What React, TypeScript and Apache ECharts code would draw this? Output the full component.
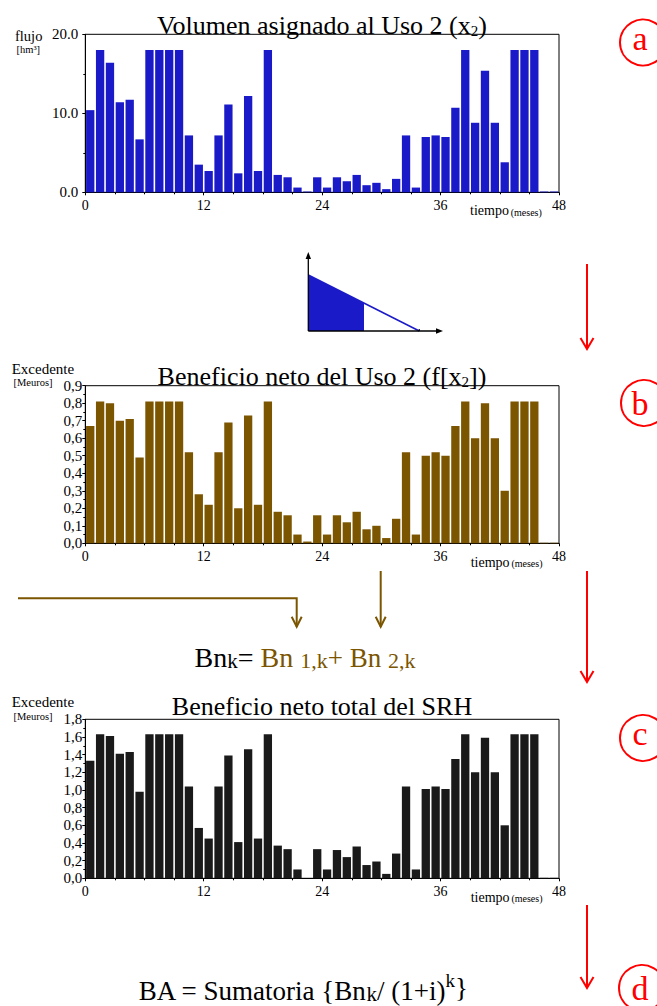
import React, { useEffect, useRef } from 'react';
import * as echarts from 'echarts';

const FONT = 'Liberation Serif';
const BLUE = '#1a1ac8';
const BROWN = '#7b5500';
const DARK = '#1a1a1a';
const RED = '#ff0000';

// month index (category of each bar)
const meses = [
  0, 1, 2, 3, 4, 5, 6, 7, 8, 9, 10, 11, 12, 13, 14, 15, 16, 17, 18, 19, 20, 21, 22, 23,
  24, 25, 26, 27, 28, 29, 30, 31, 32, 33, 34, 35, 36, 37, 38, 39, 40, 41, 42, 43, 44, 45, 46, 47,
];

// (a) Volumen asignado al Uso 2 (x2) [hm3]
const volumenX2 = [
  10.4, 18.0, 16.4, 11.4, 11.7, 6.7, 18.0, 18.0, 18.0, 18.0, 7.2, 3.5,
  2.7, 7.2, 11.1, 2.4, 12.2, 2.7, 18.0, 2.2, 1.9, 0.6, 0.1, 1.9,
  0.6, 1.9, 1.4, 2.2, 0.9, 1.2, 0.4, 1.7, 7.2, 0.6, 7.0, 7.2,
  7.0, 10.7, 18.0, 8.8, 15.4, 8.8, 3.8, 18.0, 18.0, 18.0, 0.1, 0.1,
];

// (b) Beneficio neto del Uso 2 [Meuros]
const beneficioUso2 = [
  0.67, 0.81, 0.80, 0.70, 0.71, 0.49, 0.81, 0.81, 0.81, 0.81, 0.52, 0.28,
  0.22, 0.52, 0.69, 0.20, 0.73, 0.22, 0.81, 0.18, 0.16, 0.05, 0.01, 0.16,
  0.05, 0.16, 0.12, 0.18, 0.08, 0.10, 0.03, 0.14, 0.52, 0.05, 0.50, 0.52,
  0.50, 0.67, 0.81, 0.60, 0.80, 0.60, 0.30, 0.81, 0.81, 0.81, 0.003, 0.003,
];

// (c) Beneficio neto total del SRH [Meuros]
const beneficioTotal = [
  1.33, 1.63, 1.61, 1.41, 1.43, 0.98, 1.63, 1.63, 1.63, 1.63, 1.04, 0.57,
  0.45, 1.04, 1.39, 0.41, 1.46, 0.45, 1.63, 0.37, 0.33, 0.10, 0.0, 0.33,
  0.10, 0.32, 0.24, 0.36, 0.15, 0.19, 0.05, 0.28, 1.04, 0.10, 1.01, 1.04,
  1.01, 1.35, 1.63, 1.20, 1.59, 1.20, 0.60, 1.63, 1.63, 1.63, 0.005, 0.005,
];

// axis ticks
const xTicks = [0, 12, 24, 36, 48];
const yTicksA = [0, 10, 20];
const yTicksB = [0, 0.1, 0.2, 0.3, 0.4, 0.5, 0.6, 0.7, 0.8, 0.9];
const yTicksC = [0, 0.2, 0.4, 0.6, 0.8, 1.0, 1.2, 1.4, 1.6, 1.8];

type Seg = { t: string; f: number; c?: string; d?: number };

function richText(segs: Seg[], F: number, x: number, baseline: number, align: string, tail?: string, tailColor?: string) {
  const L = F + 6;
  const rich: any = {};
  let text = '';
  segs.forEach((s, i) => {
    const d = s.d || 0;
    let h: number;
    let va: string;
    if (d >= 0) {
      h = L - 0.675 * F - 2 * d + 0.675 * s.f;
      va = 'bottom';
    } else {
      h = L + 0.675 * F + 2 * d - 0.675 * s.f;
      va = 'top';
    }
    rich['s' + i] = { fontSize: s.f, fontFamily: FONT, fill: s.c || '#000', lineHeight: h, verticalAlign: va };
    text += '{s' + i + '|' + s.t + '}';
  });
  if (tail) text += tail;
  return {
    type: 'text',
    x,
    y: baseline - (L / 2 + 0.3375 * F),
    z: 20,
    style: {
      text,
      rich,
      fontSize: F,
      fontFamily: FONT,
      fill: tailColor || '#000',
      lineHeight: L,
      align,
      verticalAlign: 'top',
    },
  };
}

function plainText(t: string, f: number, x: number, baseline: number, align: string, color?: string) {
  return {
    type: 'text',
    x,
    y: baseline - 0.3375 * f,
    z: 20,
    style: { text: t, fontSize: f, fontFamily: FONT, fill: color || '#000', align, verticalAlign: 'middle' },
  };
}

function downArrow(x: number, y1: number, tip: number, color: string, hw: number, hh: number) {
  return [
    { type: 'line', z: 20, shape: { x1: x, y1, x2: x, y2: tip }, style: { stroke: color, lineWidth: 2 } },
    {
      type: 'polyline', z: 20,
      shape: { points: [[x - hw, tip - hh], [x, tip], [x + hw, tip - hh]] },
      style: { stroke: color, lineWidth: 2, fill: 'none' },
    },
  ];
}

function labelCircle(letter: string, cx: number, cy: number, baseline: number) {
  return [
    { type: 'circle', z: 20, shape: { cx, cy, r: 23 }, style: { stroke: RED, lineWidth: 2, fill: 'none' } },
    plainText(letter, 34, 640, baseline, 'center', RED),
  ];
}

const PLOT_LEFT = 85.3;
const PLOT_WIDTH = 473.7;

const panels = [
  { top: 34.3, height: 158, ticks: yTicksA, values: volumenX2, color: BLUE, comma: false, margin: 7 },
  { top: 385.7, height: 157.6, ticks: yTicksB, values: beneficioUso2, color: BROWN, comma: true, margin: 3 },
  { top: 719.3, height: 159, ticks: yTicksC, values: beneficioTotal, color: DARK, comma: true, margin: 3 },
];

function buildOption() {
  const grid = panels.map((p) => ({
    left: PLOT_LEFT,
    top: p.top,
    width: PLOT_WIDTH,
    height: p.height,
    show: true,
    borderColor: '#000',
    borderWidth: 1,
    backgroundColor: 'transparent',
  }));

  const xAxis = panels.map((p, i) => ({
    type: 'value',
    gridIndex: i,
    min: xTicks[0],
    max: xTicks[xTicks.length - 1],
    interval: xTicks[1] - xTicks[0],
    axisLine: { show: true, lineStyle: { color: '#000', width: 1 } },
    axisTick: { show: true, length: 3, lineStyle: { color: '#000' } },
    minorTick: { show: true, splitNumber: 4, length: 2, lineStyle: { color: '#000' } },
    splitLine: { show: false },
    minorSplitLine: { show: false },
    axisLabel: { color: '#000', fontFamily: FONT, fontSize: 14, margin: 6 },
  }));

  const yAxis = panels.map((p, i) => ({
    type: 'value',
    gridIndex: i,
    min: p.ticks[0],
    max: p.ticks[p.ticks.length - 1],
    interval: p.ticks[1] - p.ticks[0],
    axisLine: { show: true, lineStyle: { color: '#000', width: 1 } },
    axisTick: { show: true, length: 3, lineStyle: { color: '#000' } },
    minorTick: { show: true, splitNumber: 2, length: 2, lineStyle: { color: '#000' } },
    splitLine: { show: false },
    minorSplitLine: { show: false },
    axisLabel: {
      color: '#000',
      fontFamily: FONT,
      fontSize: 15,
      margin: p.margin,
      formatter: (v: number) => (p.comma ? v.toFixed(1).replace('.', ',') : v.toFixed(1)),
    },
  }));

  const series = panels.map((p, i) => ({
    type: 'bar',
    xAxisIndex: i,
    yAxisIndex: i,
    barWidth: 8.3,
    itemStyle: { color: p.color },
    data: p.values.map((v, k) => [meses[k] + 0.5, v]),
  }));

  const graphic: any[] = [
    // titles
    richText([{ t: 'Volumen asignado al Uso 2 (x', f: 26 }, { t: '2', f: 15, d: 2 }, { t: ')', f: 26 }], 26, 322, 31, 'center'),
    richText([{ t: 'Beneficio neto del Uso 2 (f[x', f: 26 }, { t: '2', f: 15, d: 3 }, { t: '])', f: 26 }], 26, 322, 382, 'center'),
    plainText('Beneficio neto total del SRH', 26, 322, 715, 'center'),

    // y axis names
    plainText('flujo', 14.5, 15, 40.5, 'left'),
    plainText('[hm³]', 10.5, 16.5, 53, 'left'),
    plainText('Excedente', 15, 11.7, 374, 'left'),
    plainText('[Meuros]', 10.5, 13.5, 386.5, 'left'),
    plainText('Excedente', 15, 11.7, 706.8, 'left'),
    plainText('[Meuros]', 10.5, 13.5, 720, 'left'),

    // x axis names
    plainText('tiempo', 14, 470, 215.5, 'left'),
    plainText('(meses)', 10, 510.7, 215.5, 'left'),
    plainText('tiempo', 14, 470.7, 567, 'left'),
    plainText('(meses)', 10, 511.4, 567, 'left'),
    plainText('tiempo', 14, 470.7, 902, 'left'),
    plainText('(meses)', 10, 511.4, 902, 'left'),

    // formulas
    richText(
      [
        { t: 'Bn', f: 28 },
        { t: 'k', f: 21, d: 5 },
        { t: '= ', f: 28 },
        { t: 'Bn ', f: 28, c: BROWN },
        { t: '1,k', f: 22, d: 5, c: BROWN },
        { t: '+ Bn ', f: 27, c: BROWN },
        { t: '2,k', f: 22, d: 5, c: BROWN },
      ],
      28, 305, 664, 'center'
    ),
    richText(
      [
        { t: 'BA = Sumatoria {Bn', f: 27 },
        { t: 'k', f: 21, d: 5 },
        { t: '/ (1+i)', f: 27 },
        { t: 'k', f: 19, d: -16 },
      ],
      27, 303, 997, 'center', '}'
    ),

    // triangle sketch
    {
      type: 'polygon', z: 20,
      shape: { points: [[308.3, 275], [364, 303.2], [364, 331], [308.3, 331]] },
      style: { fill: BLUE },
    },
    { type: 'line', z: 21, shape: { x1: 308.3, y1: 275, x2: 419.3, y2: 331 }, style: { stroke: BLUE, lineWidth: 1.5 } },
    { type: 'line', z: 21, shape: { x1: 308.3, y1: 331, x2: 308.3, y2: 256 }, style: { stroke: '#000', lineWidth: 1.3 } },
    { type: 'line', z: 21, shape: { x1: 308.3, y1: 331, x2: 439, y2: 331 }, style: { stroke: '#000', lineWidth: 1.3 } },
    { type: 'polygon', z: 21, shape: { points: [[308.3, 252], [305.6, 259], [311, 259]] }, style: { fill: '#000' } },
    { type: 'polygon', z: 21, shape: { points: [[443, 331], [436, 328.3], [436, 333.7]] }, style: { fill: '#000' } },
    { type: 'line', z: 21, shape: { x1: 419.3, y1: 329, x2: 419.3, y2: 331 }, style: { stroke: '#000', lineWidth: 1 } },

    // brown arrows
    {
      type: 'polyline', z: 20,
      shape: { points: [[18, 598.3], [296.7, 598.3], [296.7, 626.7]] },
      style: { stroke: BROWN, lineWidth: 2, fill: 'none' },
    },
    {
      type: 'polyline', z: 20,
      shape: { points: [[291.7, 616.7], [296.7, 626.7], [301.7, 616.7]] },
      style: { stroke: BROWN, lineWidth: 2, fill: 'none' },
    },
    ...downArrow(380.7, 571, 626.7, BROWN, 5, 10),

    // red arrows
    ...downArrow(587, 264, 349, RED, 6.5, 11),
    ...downArrow(587, 571, 682, RED, 6.5, 11),
    ...downArrow(587, 905, 988, RED, 6.5, 11),

    // circled labels
    ...labelCircle('a', 643, 42.5, 50),
    ...labelCircle('b', 644, 403, 415),
    ...labelCircle('c', 643, 738, 745),
    ...labelCircle('d', 642, 988, 1000),
  ];

  return {
    animation: false,
    backgroundColor: '#fff',
    grid,
    xAxis,
    yAxis,
    series,
    graphic,
  };
}

export default function App() {
  const ref = useRef<HTMLDivElement>(null);
  useEffect(() => {
    const chart = echarts.init(ref.current as HTMLDivElement, null, { renderer: 'svg' });
    chart.setOption(buildOption() as any);
    return () => chart.dispose();
  }, []);
  return (
    <div
      ref={ref}
      style={{ position: 'absolute', left: 0, top: 0, width: 657, height: 1006, background: '#fff' }}
    />
  );
}
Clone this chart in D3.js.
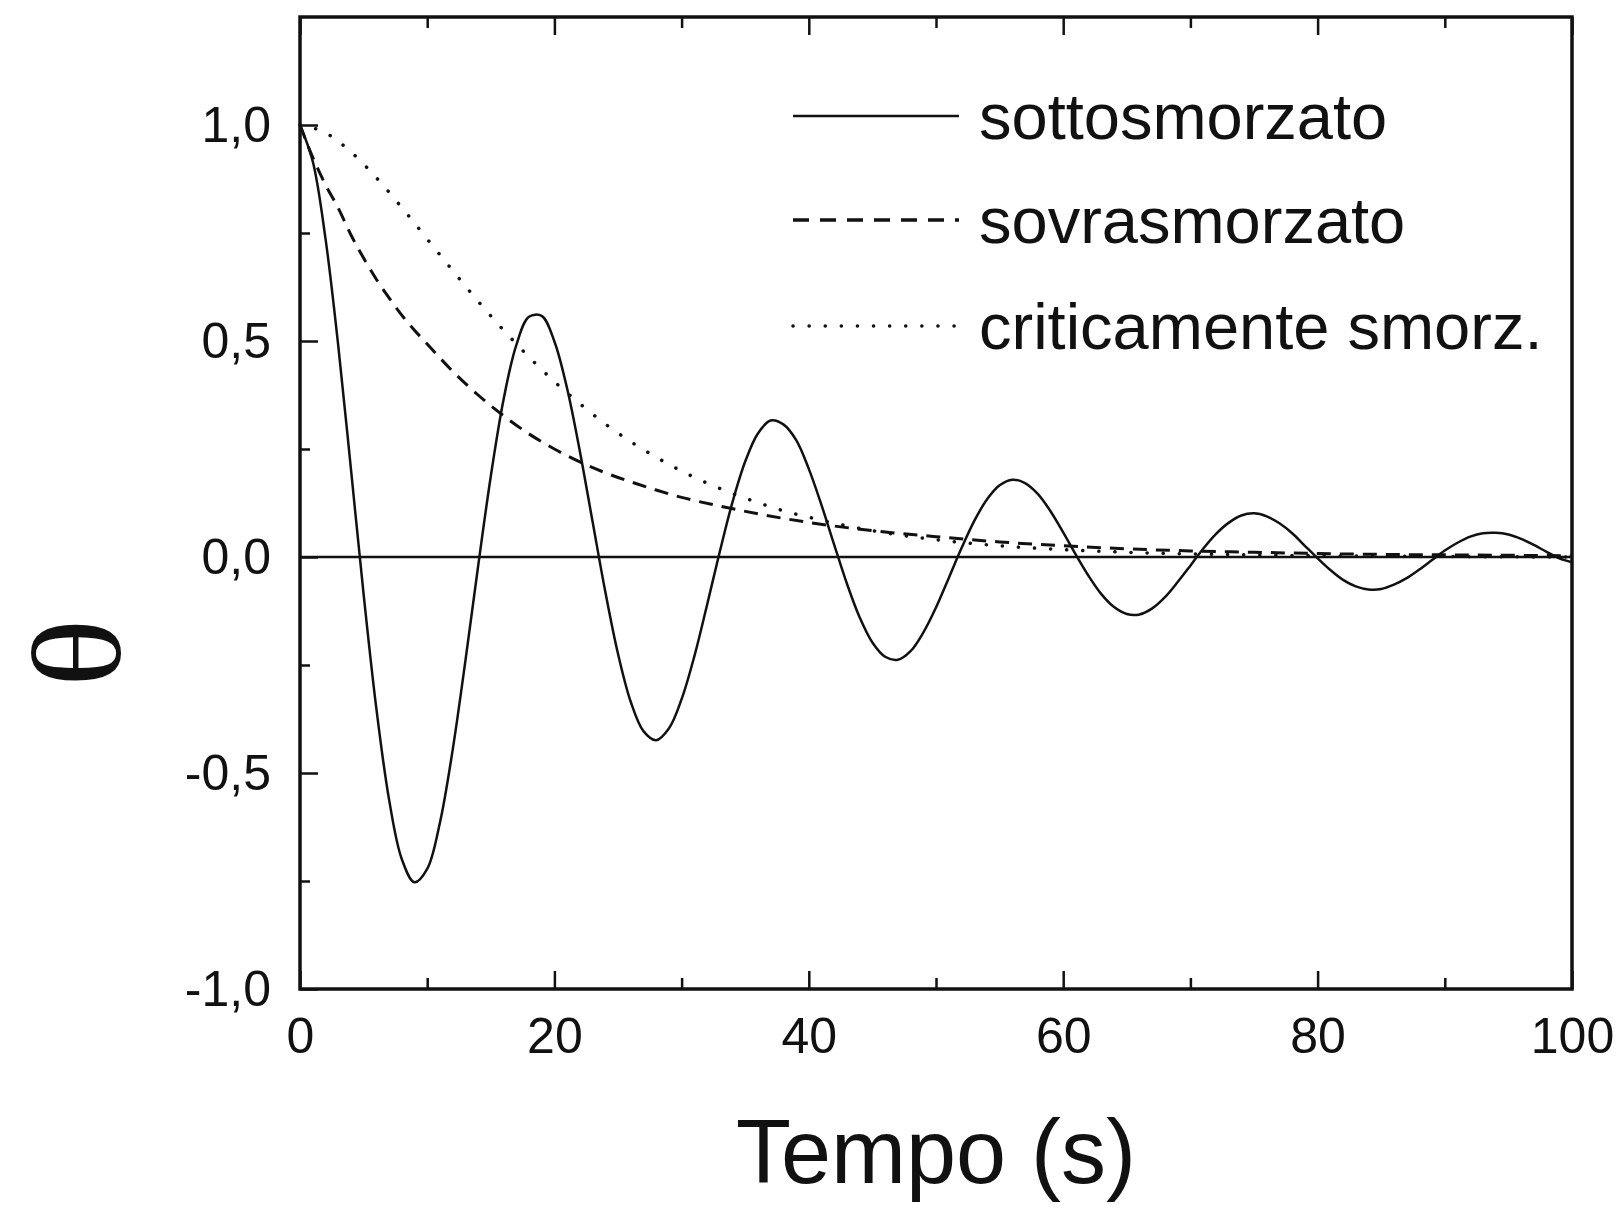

+===+

Repeat the lines exactly as they stand, from the opening line of the data through the line with "const RED = '#ff0000';". Pictures stay out of the copy.

WRITTEN ANSWER:
What React, TypeScript and Apache ECharts code would draw this? Output the full component.
import React, { useEffect, useRef } from 'react';
import * as echarts from 'echarts';

const FONT = 'Liberation Serif';
const BLUE = '#1a1ac8';
const BROWN = '#7b5500';
const DARK = '#1a1a1a';
const RED = '#ff0000';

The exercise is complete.